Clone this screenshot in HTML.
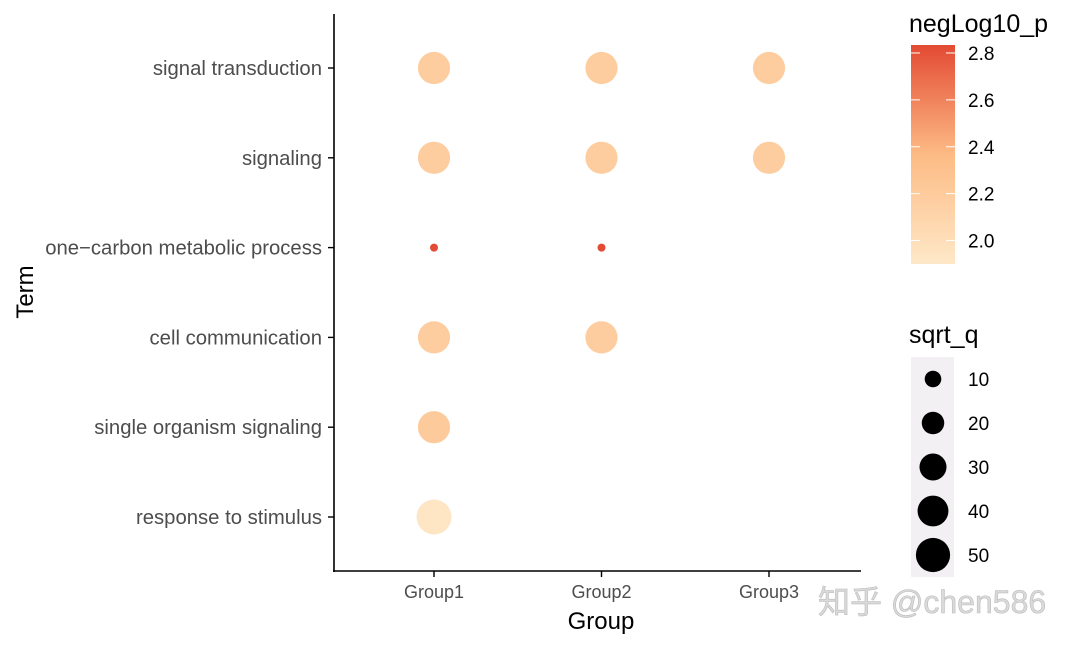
<!DOCTYPE html>
<html><head><meta charset="utf-8"><style>
body{margin:0;background:#fff;}
svg{display:block;font-family:"Liberation Sans","Noto Sans CJK SC",sans-serif;}
</style></head><body>
<svg width="1080" height="648">
<defs><linearGradient id="cg" x1="0" y1="1" x2="0" y2="0">
<stop offset="0" stop-color="#fee8c8"/><stop offset="0.5" stop-color="#fdbb84"/><stop offset="1" stop-color="#e34a33"/></linearGradient></defs>
<g id="axes"></g><g id="dots"></g><g id="legend"></g>
<text x="818" y="613" font-size="32" fill="#dadada" stroke="#bbb" stroke-width="0.6">知乎 @chen586</text>
</svg>
<script>
const terms=["signal transduction","signaling","one\u2212carbon metabolic process","cell communication","single organism signaling","response to stimulus"];
const groups=["Group1","Group2","Group3"];
const ptTerm=[0,0,0,1,1,1,2,2,3,3,4,5];
const ptGroup=[0,1,2,0,1,2,0,1,0,1,0,0];
const ptP=[2.18,2.18,2.18,2.18,2.18,2.18,2.83,2.83,2.18,2.18,2.21,1.93];
const ptQ=[42,42,42,42,42,42,1.5,1.5,42,42,42,50];
const colorTicks=[2.0,2.2,2.4,2.6,2.8];
const sizeTicks=[10,20,30,40,50];
const NS="http://www.w3.org/2000/svg";
function mk(p,t,a,txt){const e=document.createElementNS(NS,t);for(const k in a)e.setAttribute(k,a[k]);if(txt!=null)e.textContent=txt;p.appendChild(e);return e;}
const xS=i=>434+i*167.5, yS=i=>68+i*89.8;
const rS=v=>1.2+2.3*Math.sqrt(v);
const pMin=1.90,pMax=2.834;
function col(v){const t=Math.max(0,Math.min(1,(v-pMin)/(pMax-pMin)));const c=[[254,232,200],[253,187,132],[227,74,51]];let a,b,u;if(t<.5){a=c[0];b=c[1];u=t/.5}else{a=c[1];b=c[2];u=(t-.5)/.5}return `rgb(${a.map((x,i)=>Math.round(x+(b[i]-x)*u)).join(",")})`;}
const ax=document.getElementById('axes');
let e=mk(ax,'line',{x1:334,y1:14,x2:334,y2:572,stroke:'#000','stroke-width':1.6});

e=mk(ax,'line',{x1:333,y1:571,x2:861,y2:571,stroke:'#000','stroke-width':1.6});

terms.forEach((t,i)=>{mk(ax,'line',{x1:328,x2:334,y1:yS(i),y2:yS(i),stroke:'#000','stroke-width':1.4});
const l=mk(ax,'text',{x:322,y:yS(i)+7,'text-anchor':'end','font-size':20.3,fill:'#4d4d4d'},t);
});
groups.forEach((g,i)=>{mk(ax,'line',{x1:xS(i),x2:xS(i),y1:571,y2:577,stroke:'#000','stroke-width':1.4});
const l=mk(ax,'text',{x:xS(i),y:598,'text-anchor':'middle','font-size':18,fill:'#4d4d4d'},g);
});
e=mk(ax,'text',{x:601,y:629,'text-anchor':'middle','font-size':24},'Group');

e=mk(ax,'text',{x:33,y:292,'text-anchor':'middle','font-size':24,transform:'rotate(-90 33 292)'},'Term');

const dg=document.getElementById('dots');
ptTerm.forEach((t,i)=>{const c=mk(dg,'circle',{cx:xS(ptGroup[i]),cy:yS(t),r:rS(ptQ[i]),fill:col(ptP[i])});
});
const lg=document.getElementById('legend');
e=mk(lg,'text',{x:909,y:32,'font-size':25},'negLog10_p');

e=mk(lg,'rect',{x:911,y:45,width:44,height:219,fill:'url(#cg)'});

const cy=v=>264-(v-pMin)/(pMax-pMin)*219;
colorTicks.forEach(v=>{const y=cy(v);mk(lg,'line',{x1:911,x2:920,y1:y,y2:y,stroke:'#fff','stroke-width':1});mk(lg,'line',{x1:946,x2:955,y1:y,y2:y,stroke:'#fff','stroke-width':1});
const l=mk(lg,'text',{x:968,y:y+7,'font-size':19},v.toFixed(1));});
e=mk(lg,'text',{x:909,y:343,'font-size':25},'sqrt_q');

e=mk(lg,'rect',{x:911,y:357,width:43,height:220,fill:'#f2f0f2'});

sizeTicks.forEach((v,i)=>{const y=379+i*44;const c=mk(lg,'circle',{cx:933,cy:y,r:rS(v)*0.98,fill:'#000'});

const l=mk(lg,'text',{x:968,y:y+7,'font-size':19},String(v));});
</script>
</body></html>
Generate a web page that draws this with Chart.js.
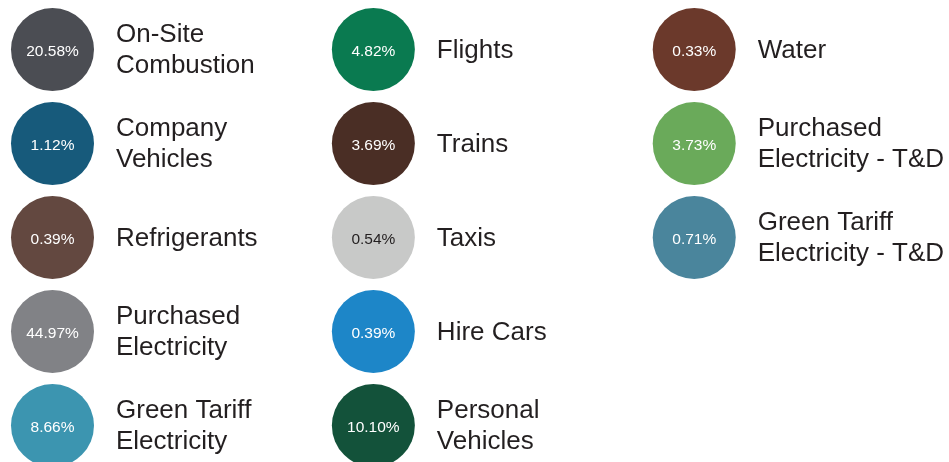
<!DOCTYPE html>
<html>
<head>
<meta charset="utf-8">
<script src="https://cdn.jsdelivr.net/npm/chart.js@4/dist/chart.umd.min.js"></script>
<style>
  html, body { margin: 0; padding: 0; background: #fff; }
  #wrap { width: 949px; height: 462px; }
</style>
</head>
<body>
<div id="wrap"><canvas id="emissionsChart" width="949" height="462"></canvas></div>
<script>
// categories (each one split into the lines it is printed on)
const categories = [
    ['On-Site', 'Combustion'],
    ['Company', 'Vehicles'],
    ['Refrigerants'],
    ['Purchased', 'Electricity'],
    ['Green Tariff', 'Electricity'],
    ['Flights'],
    ['Trains'],
    ['Taxis'],
    ['Hire Cars'],
    ['Personal', 'Vehicles'],
    ['Water'],
    ['Purchased', 'Electricity - T&D'],
    ['Green Tariff', 'Electricity - T&D']
];

// share of emissions, %
const shares = [20.58, 1.12, 0.39, 44.97, 8.66, 4.82, 3.69, 0.54, 0.39, 10.10, 0.33, 3.73, 0.71];

const colours = [
    '#4b4d53', '#175a7b', '#634840', '#818286', '#3c95b0',
    '#0a7a50', '#4a2e25', '#c8c9c8', '#1d86c8', '#13523a',
    '#6b392b', '#6aaa5a', '#4a859c'
];

const perColumn = 5;

document.addEventListener('DOMContentLoaded', function() {
    const ctx = document.getElementById('emissionsChart');

    // grid place comes from the order only
    const points = shares.map((v, i) => ({
        x: Math.floor(i / perColumn),
        y: i % perColumn,
        v: v
    }));

    // percent inside the circle, name to the right
    const labelPlugin = {
        id: 'circleLabels',
        afterDatasetsDraw(chart) {
            const c = chart.ctx;
            const meta = chart.getDatasetMeta(0);
            c.save();
            meta.data.forEach((pt, i) => {
                c.textAlign = 'center';
                c.textBaseline = 'middle';
                c.font = '15.5px "Liberation Sans", Arial, sans-serif';
                c.fillStyle = colours[i] === '#c8c9c8' ? '#231f20' : '#ffffff';
                c.fillText(shares[i].toFixed(2) + '%', pt.x, pt.y + 2);

                const lines = categories[i];
                const lh = 31;
                c.textAlign = 'left';
                c.font = '26px "Liberation Sans", Arial, sans-serif';
                c.fillStyle = '#231f20';
                const top = pt.y + 1 - (lines.length - 1) * lh / 2;
                lines.forEach((ln, k) => c.fillText(ln, pt.x + 63.5, top + k * lh));
            });
            c.restore();
        }
    };

    new Chart(ctx, {
        type: 'scatter',
        data: {
            datasets: [{
                data: points,
                pointRadius: 41.5,
                pointHoverRadius: 41.5,
                pointBackgroundColor: colours,
                pointBorderWidth: 0,
                pointBorderColor: 'rgba(0,0,0,0)',
                clip: false
            }]
        },
        options: {
            responsive: false,
            animation: false,
            events: [],
            layout: { padding: 0, autoPadding: false },
            plugins: {
                legend: { display: false },
                tooltip: { enabled: false }
            },
            scales: {
                x: { display: false, min: -0.1636, max: 2.794 },
                y: { display: false, reverse: true, min: -0.527, max: 4.388 }
            }
        },
        plugins: [labelPlugin]
    });
});
</script>
</body>
</html>
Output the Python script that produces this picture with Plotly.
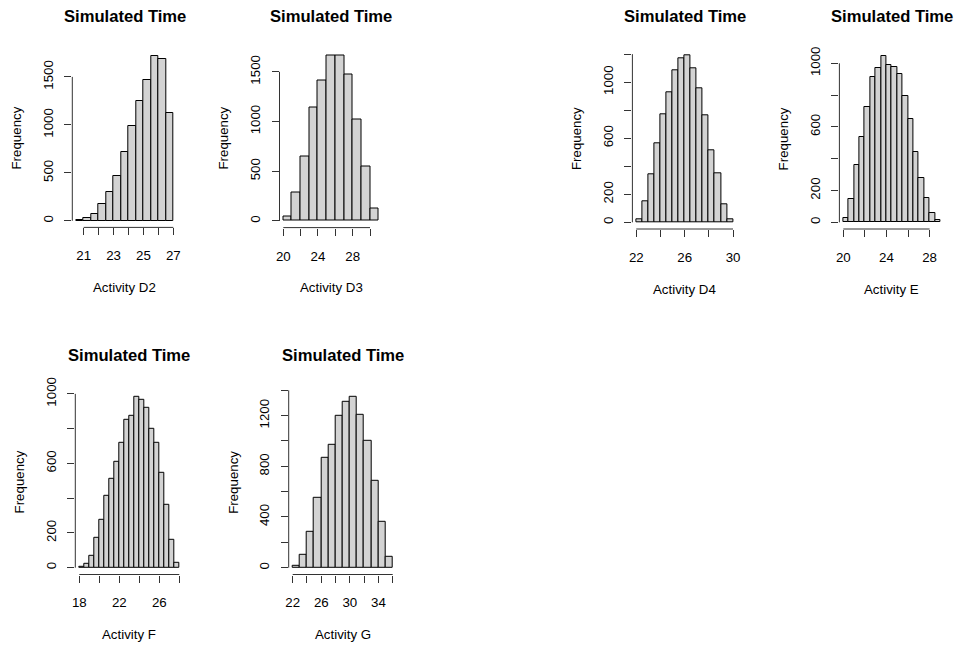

════════════════════

__YOUR TASK__
Without including any pictures, please restate all the records exactly.

__OUTPUT FOR THIS TASK__
Clone this screenshot in HTML.
<!DOCTYPE html>
<html><head><meta charset="utf-8"><style>
body{margin:0;background:#fff;}
svg{display:block;font-family:"Liberation Sans","Noto Sans CJK SC",sans-serif;}
</style></head><body>
<svg width="1080" height="648">
<defs><linearGradient id="cg" x1="0" y1="1" x2="0" y2="0">
<stop offset="0" stop-color="#fee8c8"/><stop offset="0.5" stop-color="#fdbb84"/><stop offset="1" stop-color="#e34a33"/></linearGradient></defs>
<g id="axes"></g><g id="dots"></g><g id="legend"></g>
<text x="818" y="613" font-size="32" fill="#dadada" stroke="#bbb" stroke-width="0.6">知乎 @chen586</text>
</svg>
<script>
const terms=["signal transduction","signaling","one\u2212carbon metabolic process","cell communication","single organism signaling","response to stimulus"];
const groups=["Group1","Group2","Group3"];
const ptTerm=[0,0,0,1,1,1,2,2,3,3,4,5];
const ptGroup=[0,1,2,0,1,2,0,1,0,1,0,0];
const ptP=[2.18,2.18,2.18,2.18,2.18,2.18,2.83,2.83,2.18,2.18,2.21,1.93];
const ptQ=[42,42,42,42,42,42,1.5,1.5,42,42,42,50];
const colorTicks=[2.0,2.2,2.4,2.6,2.8];
const sizeTicks=[10,20,30,40,50];
const NS="http://www.w3.org/2000/svg";
function mk(p,t,a,txt){const e=document.createElementNS(NS,t);for(const k in a)e.setAttribute(k,a[k]);if(txt!=null)e.textContent=txt;p.appendChild(e);return e;}
const xS=i=>434+i*167.5, yS=i=>68+i*89.8;
const rS=v=>1.2+2.3*Math.sqrt(v);
const pMin=1.90,pMax=2.834;
function col(v){const t=Math.max(0,Math.min(1,(v-pMin)/(pMax-pMin)));const c=[[254,232,200],[253,187,132],[227,74,51]];let a,b,u;if(t<.5){a=c[0];b=c[1];u=t/.5}else{a=c[1];b=c[2];u=(t-.5)/.5}return `rgb(${a.map((x,i)=>Math.round(x+(b[i]-x)*u)).join(",")})`;}
const ax=document.getElementById('axes');
let e=mk(ax,'line',{x1:334,y1:14,x2:334,y2:572,stroke:'#000','stroke-width':1.6});

e=mk(ax,'line',{x1:333,y1:571,x2:861,y2:571,stroke:'#000','stroke-width':1.6});

terms.forEach((t,i)=>{mk(ax,'line',{x1:328,x2:334,y1:yS(i),y2:yS(i),stroke:'#000','stroke-width':1.4});
const l=mk(ax,'text',{x:322,y:yS(i)+7,'text-anchor':'end','font-size':20.3,fill:'#4d4d4d'},t);
});
groups.forEach((g,i)=>{mk(ax,'line',{x1:xS(i),x2:xS(i),y1:571,y2:577,stroke:'#000','stroke-width':1.4});
const l=mk(ax,'text',{x:xS(i),y:598,'text-anchor':'middle','font-size':18,fill:'#4d4d4d'},g);
});
e=mk(ax,'text',{x:601,y:629,'text-anchor':'middle','font-size':24},'Group');

e=mk(ax,'text',{x:33,y:292,'text-anchor':'middle','font-size':24,transform:'rotate(-90 33 292)'},'Term');

const dg=document.getElementById('dots');
ptTerm.forEach((t,i)=>{const c=mk(dg,'circle',{cx:xS(ptGroup[i]),cy:yS(t),r:rS(ptQ[i]),fill:col(ptP[i])});
});
const lg=document.getElementById('legend');
e=mk(lg,'text',{x:909,y:32,'font-size':25},'negLog10_p');

e=mk(lg,'rect',{x:911,y:45,width:44,height:219,fill:'url(#cg)'});

const cy=v=>264-(v-pMin)/(pMax-pMin)*219;
colorTicks.forEach(v=>{const y=cy(v);mk(lg,'line',{x1:911,x2:920,y1:y,y2:y,stroke:'#fff','stroke-width':1});mk(lg,'line',{x1:946,x2:955,y1:y,y2:y,stroke:'#fff','stroke-width':1});
const l=mk(lg,'text',{x:968,y:y+7,'font-size':19},v.toFixed(1));});
e=mk(lg,'text',{x:909,y:343,'font-size':25},'sqrt_q');

e=mk(lg,'rect',{x:911,y:357,width:43,height:220,fill:'#f2f0f2'});

sizeTicks.forEach((v,i)=>{const y=379+i*44;const c=mk(lg,'circle',{cx:933,cy:y,r:rS(v)*0.98,fill:'#000'});

const l=mk(lg,'text',{x:968,y:y+7,'font-size':19},String(v));});
</script>
</body></html>
Generate a web page that draws this with Chart.js.
<!DOCTYPE html>
<html>
<head>
<meta charset="utf-8">
<script src="https://cdn.jsdelivr.net/npm/chart.js@4/dist/chart.umd.min.js"></script>
<style>
  html, body { margin: 0; padding: 0; background: #fff; }
  #wrap { width: 949px; height: 462px; }
</style>
</head>
<body>
<div id="wrap"><canvas id="emissionsChart" width="949" height="462"></canvas></div>
<script>
// categories (each one split into the lines it is printed on)
const categories = [
    ['On-Site', 'Combustion'],
    ['Company', 'Vehicles'],
    ['Refrigerants'],
    ['Purchased', 'Electricity'],
    ['Green Tariff', 'Electricity'],
    ['Flights'],
    ['Trains'],
    ['Taxis'],
    ['Hire Cars'],
    ['Personal', 'Vehicles'],
    ['Water'],
    ['Purchased', 'Electricity - T&D'],
    ['Green Tariff', 'Electricity - T&D']
];

// share of emissions, %
const shares = [20.58, 1.12, 0.39, 44.97, 8.66, 4.82, 3.69, 0.54, 0.39, 10.10, 0.33, 3.73, 0.71];

const colours = [
    '#4b4d53', '#175a7b', '#634840', '#818286', '#3c95b0',
    '#0a7a50', '#4a2e25', '#c8c9c8', '#1d86c8', '#13523a',
    '#6b392b', '#6aaa5a', '#4a859c'
];

const perColumn = 5;

document.addEventListener('DOMContentLoaded', function() {
    const ctx = document.getElementById('emissionsChart');

    // grid place comes from the order only
    const points = shares.map((v, i) => ({
        x: Math.floor(i / perColumn),
        y: i % perColumn,
        v: v
    }));

    // percent inside the circle, name to the right
    const labelPlugin = {
        id: 'circleLabels',
        afterDatasetsDraw(chart) {
            const c = chart.ctx;
            const meta = chart.getDatasetMeta(0);
            c.save();
            meta.data.forEach((pt, i) => {
                c.textAlign = 'center';
                c.textBaseline = 'middle';
                c.font = '15.5px "Liberation Sans", Arial, sans-serif';
                c.fillStyle = colours[i] === '#c8c9c8' ? '#231f20' : '#ffffff';
                c.fillText(shares[i].toFixed(2) + '%', pt.x, pt.y + 2);

                const lines = categories[i];
                const lh = 31;
                c.textAlign = 'left';
                c.font = '26px "Liberation Sans", Arial, sans-serif';
                c.fillStyle = '#231f20';
                const top = pt.y + 1 - (lines.length - 1) * lh / 2;
                lines.forEach((ln, k) => c.fillText(ln, pt.x + 63.5, top + k * lh));
            });
            c.restore();
        }
    };

    new Chart(ctx, {
        type: 'scatter',
        data: {
            datasets: [{
                data: points,
                pointRadius: 41.5,
                pointHoverRadius: 41.5,
                pointBackgroundColor: colours,
                pointBorderWidth: 0,
                pointBorderColor: 'rgba(0,0,0,0)',
                clip: false
            }]
        },
        options: {
            responsive: false,
            animation: false,
            events: [],
            layout: { padding: 0, autoPadding: false },
            plugins: {
                legend: { display: false },
                tooltip: { enabled: false }
            },
            scales: {
                x: { display: false, min: -0.1636, max: 2.794 },
                y: { display: false, reverse: true, min: -0.527, max: 4.388 }
            }
        },
        plugins: [labelPlugin]
    });
});
</script>
</body>
</html>
Output the Python script that produces this picture with Plotly.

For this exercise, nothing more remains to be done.